Amos Wanjala

Personal information
- Full name: Amos Emmanuel Wanjala
- Date of birth: 28 March 2006 (age 20)
- Place of birth: Mombasa, Kenya
- Position: Centre-back

Team information
- Current team: Valencia B
- Number: 17

Youth career
- Solidarity Boys
- 2023–2024: Gimnàstic

Senior career*
- Years: Team / Apps / (Gls)
- 2023: Nastic Sports Academy B / 1 / (0)
- 2023–2024: Nastic Sports Academy / 9 / (0)
- 2024–2026: Athletic Torrellano / 37 / (0)
- 2026–: Valencia B / 14 / (0)

International career^{‡}
- 2025–: Kenya U20 / 2 / (0)
- 2026–: Kenya / 1 / (0)

= Amos Wanjala =

Kenyan footballer

Amos Wanjala (born 28 March 2006) is a Kenyan professional footballer who plays as a defender for Valencia Mestalla and for the Kenya national team.

==Club career==
Wanjala began his career in Kenya before moving to Spain to pursue his professional career.

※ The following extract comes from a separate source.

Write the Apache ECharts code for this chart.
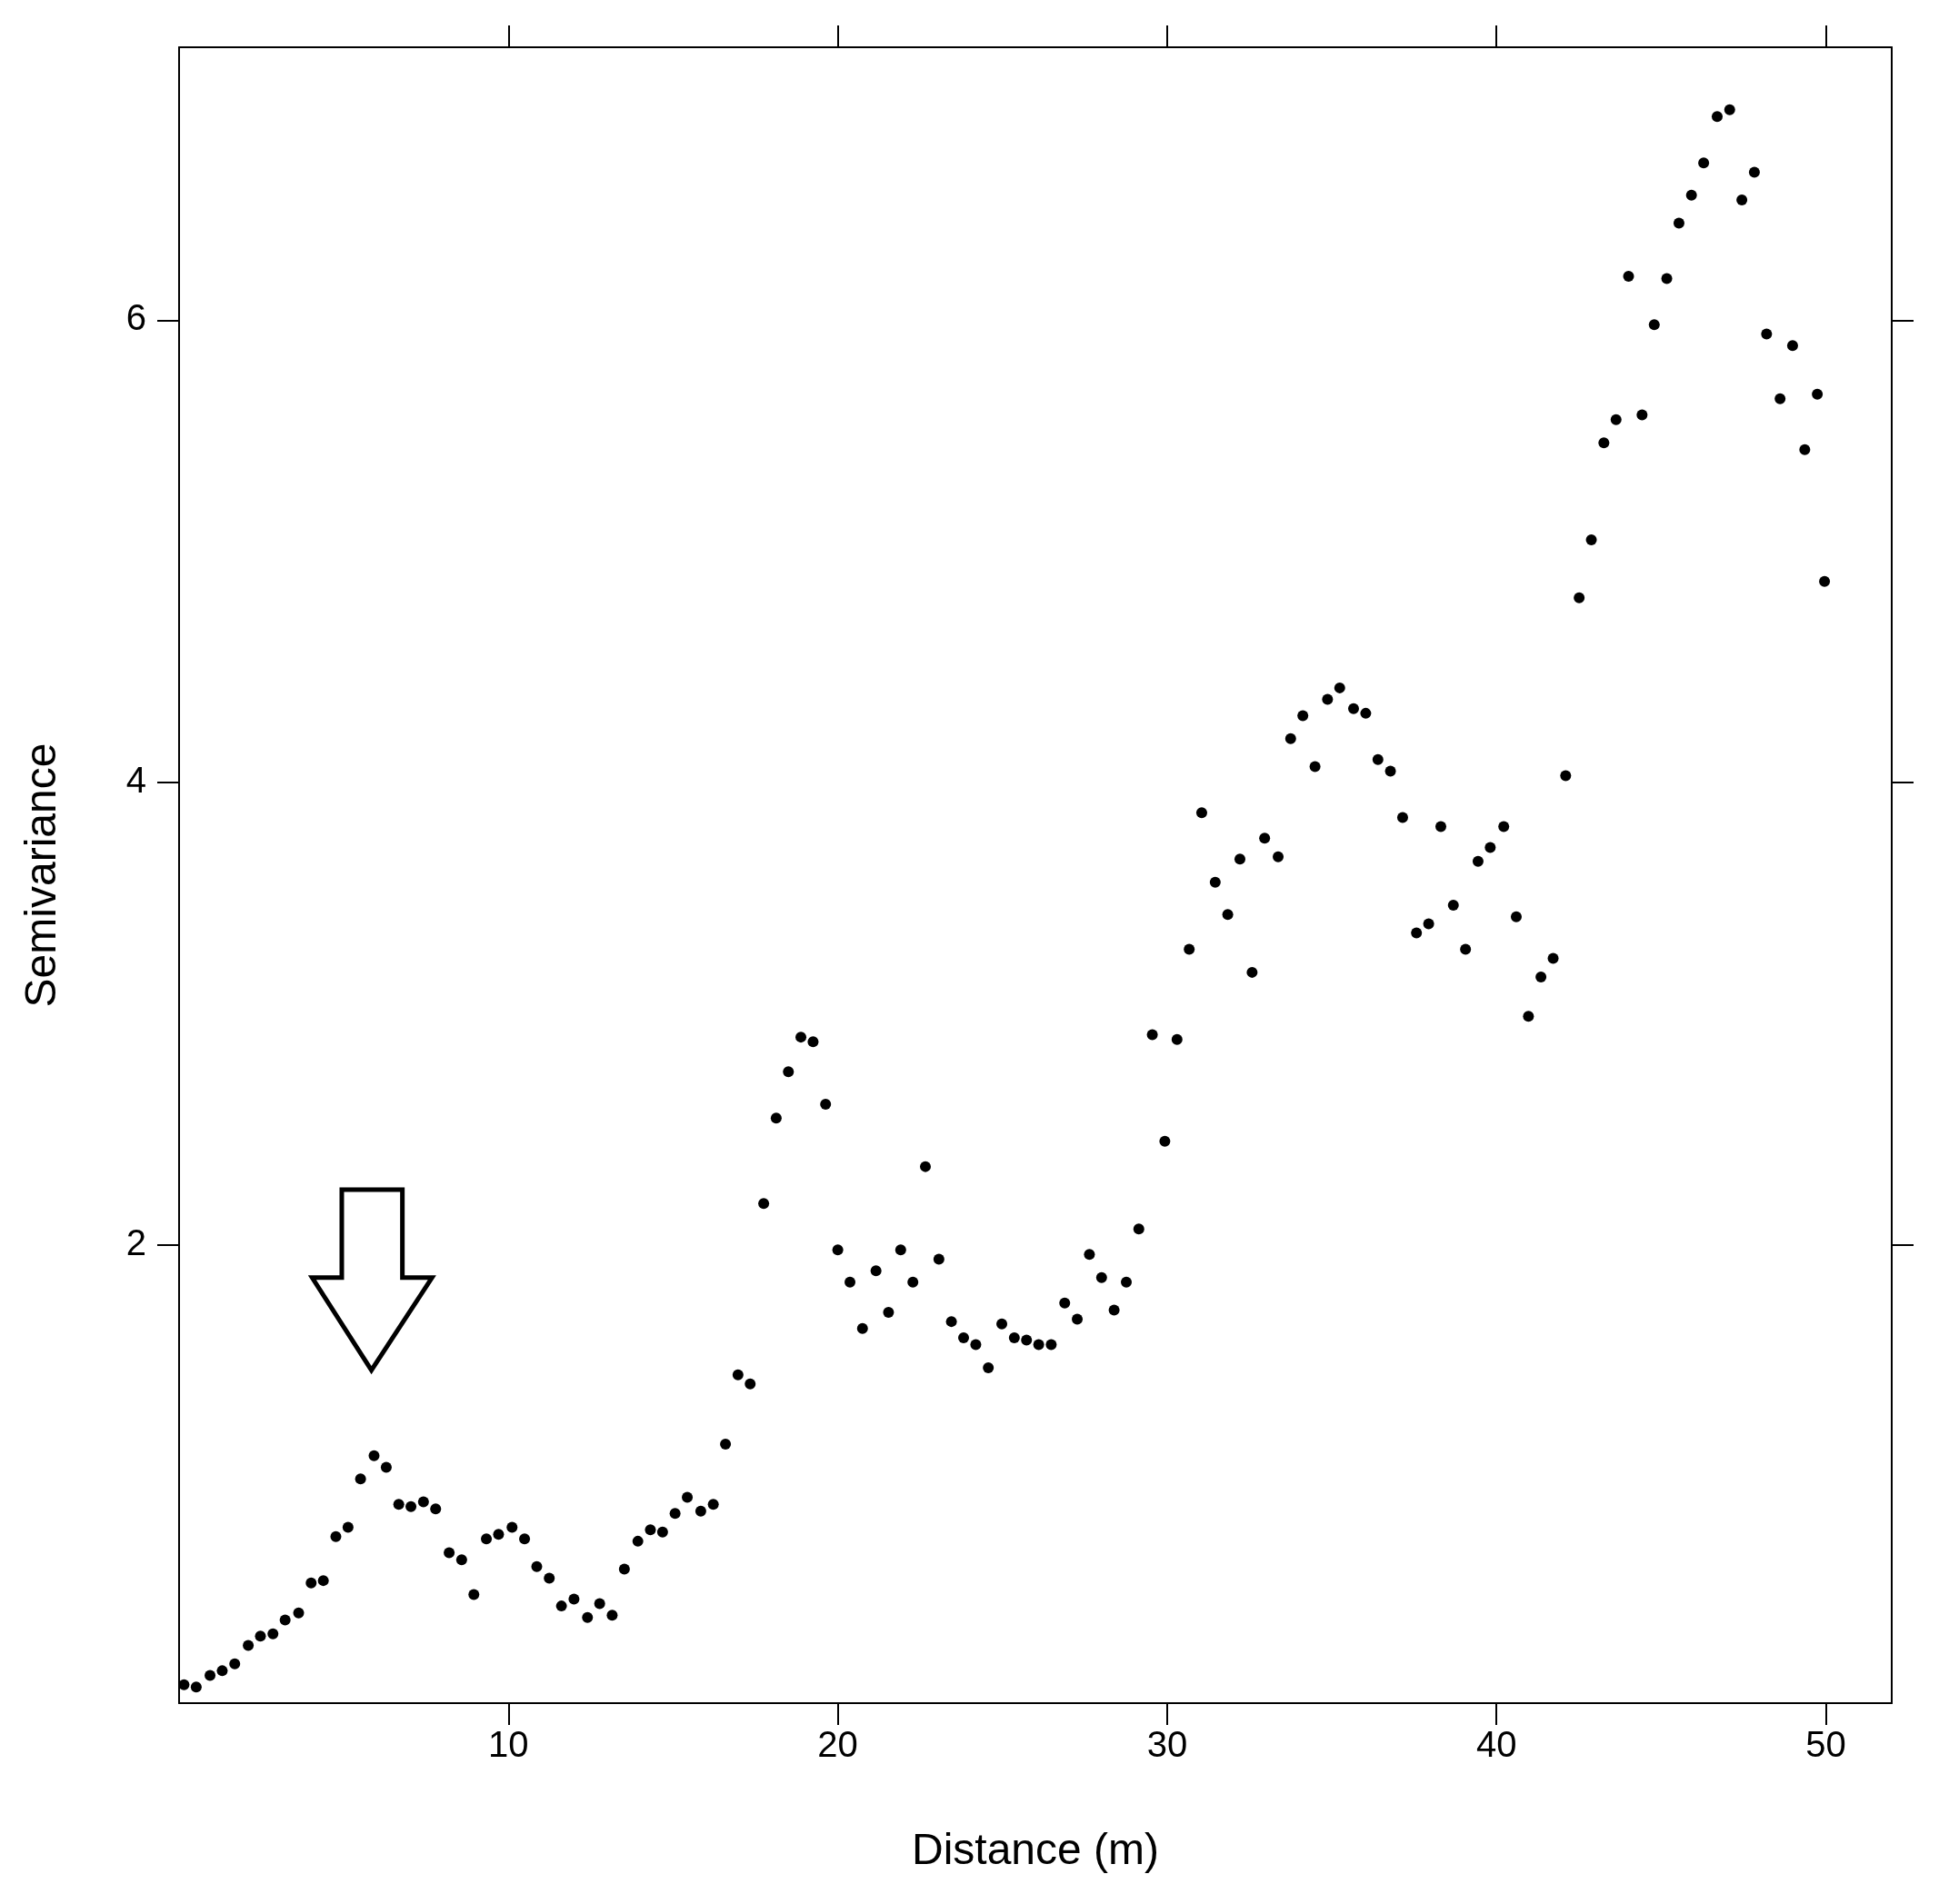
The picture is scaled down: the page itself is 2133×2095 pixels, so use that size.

In January 2026, Amos Wanjala, signed for Spanish club Valencia CF, joining the club’s reserve side, VCF Mestalla on a two-year contract after transferring from Athletic Club Torrellano.

==International career==
Wanjala has represented Kenya at both the U-18 and U-20 levels. He captained the Kenya U20 national team during the 2024 CECAFA U-20 Championship and at the 2025 U-20 Africa Cup of Nations in Cairo.

On a few occasions he has been called up to the senior Kenya national team, Harambee Stars.